И Брылкина и Чюрленис упоминают о категориях, которые присваивались работам учащихся. Категории эти были чем-то вроде оценочных мест, занятых тем или иным произведением на смотрах, которые устраивались еженедельно. Категории присваивали преподаватели, иногда победителям выдавались небольшие денежные премии, обсуждение работ происходило в присутствии самих учеников, и Чюрленису бывало приятно, когда окружающие требовали дать его картине высшую категорию, а Кшижановский отбивался, говоря, что тот, кто делает такие работы, будет потом получать и высшую…
Учение учению рознь. В особенности когда дело касается искусства, далеко не любая учеба приносит пользу ученику. Своды известных правил и испытанных технических приемов, которые нередко преподносятся как незыблемые и единственные, могут помешать начинающему в поисках своей собственной дороги в искусстве, подавить творческую волю, помешать самостоятельности. В Лейпциге Чюрленис хорошо это почувствовал… «Поменьше диссонансов», — говаривал ему глубокоуважаемый и не менее глубоко консервативный Карл Рейнеке. Конечно же, он не понимал и не мог понимать, что за непривычными гармониями музыки Чюрлениса, за скучными для профессорского уха настроениями мелодий нужно услышать новое, свежее явление композиторского искусства. Каким же контрастом этому лейпцигскому консерватизму стала атмосфера, царившая в художественной академии! И пусть по своей духовной и творческой широте Чюрленис оказывался едва ли не дальше своих профессоров — важно, что они сразу же признали его необычный талант, по мере возможностей помогали ему словом и делом, а главное, поощряли его развитие. Для Чюрлениса все это имело огромное значение, и он мог быть удовлетворен. Но надолго ли? Ведь если бы его жизненную и творческую дорогу мы захотели обозначить каким-то словом, указующим на путь, который он прошел, то это было бы слово неудовлетворенность.

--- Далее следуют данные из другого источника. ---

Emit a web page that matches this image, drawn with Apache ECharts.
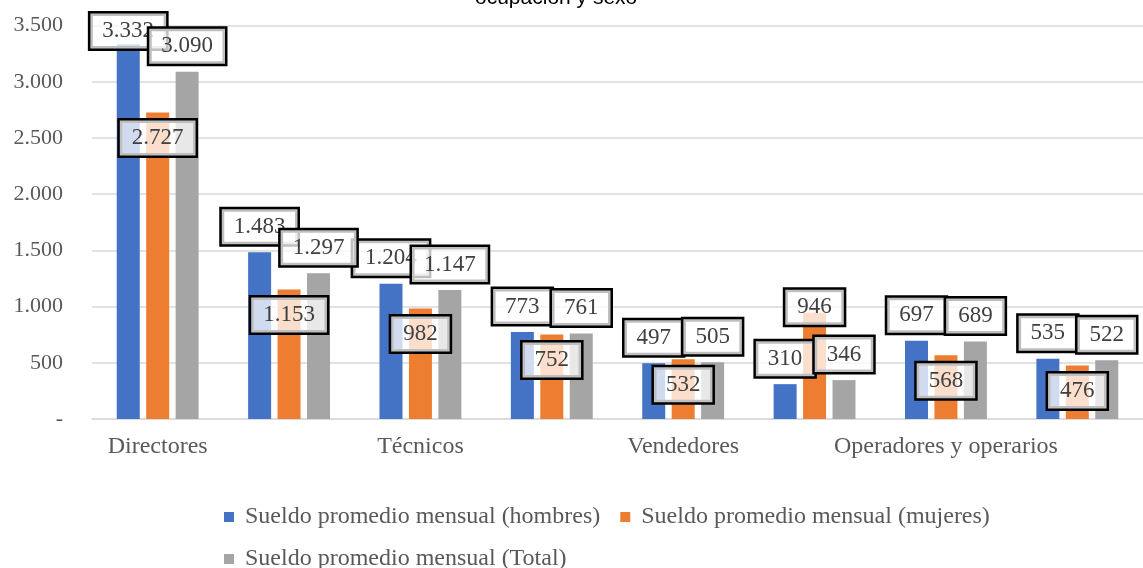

Можно с большой долей уверенности предположить, что творческая неудовлетворенность Чюрлениса, его борение с самим собой, со своей фантазией, начались еще задолго до того, как он пришел к живописи. Увидел ли он, что ему тесно в музыке? Или что у него не хватает технических или природных возможностей, чтобы полно выразить себя в звуках? Все созданное им говорит о том, что его воображение не могло удержаться ни в каких традиционных рамках того или иного рода искусства. Музыка же в его время была еще сугубо традиционной. Недаром Чюрленис, его друг Моравский и остальные члены их товарищеского кружка с восторгом восприняли знакомство с музыкой Рихарда Штрауса — одного из наиболее передовых европейских композиторов того времени, продолжившего и развившего своим творчеством идеи великого реформатора музыки Р. Вагнера. В годы их учения еще почти не был известен француз Дебюсси, и Равель, родившийся в один год с Чюрленисом, только-только начинал. Судя по всему, Чюрленису не довелось тогда услышать музыки молодого Скрябина, во многом близкого ему по своим устремлениям. Из будущих новаторов Стравинский только учился у Римского-Корсакова, а Прокофьев писал детские оперы. Все великие перемены в музыке были еще впереди.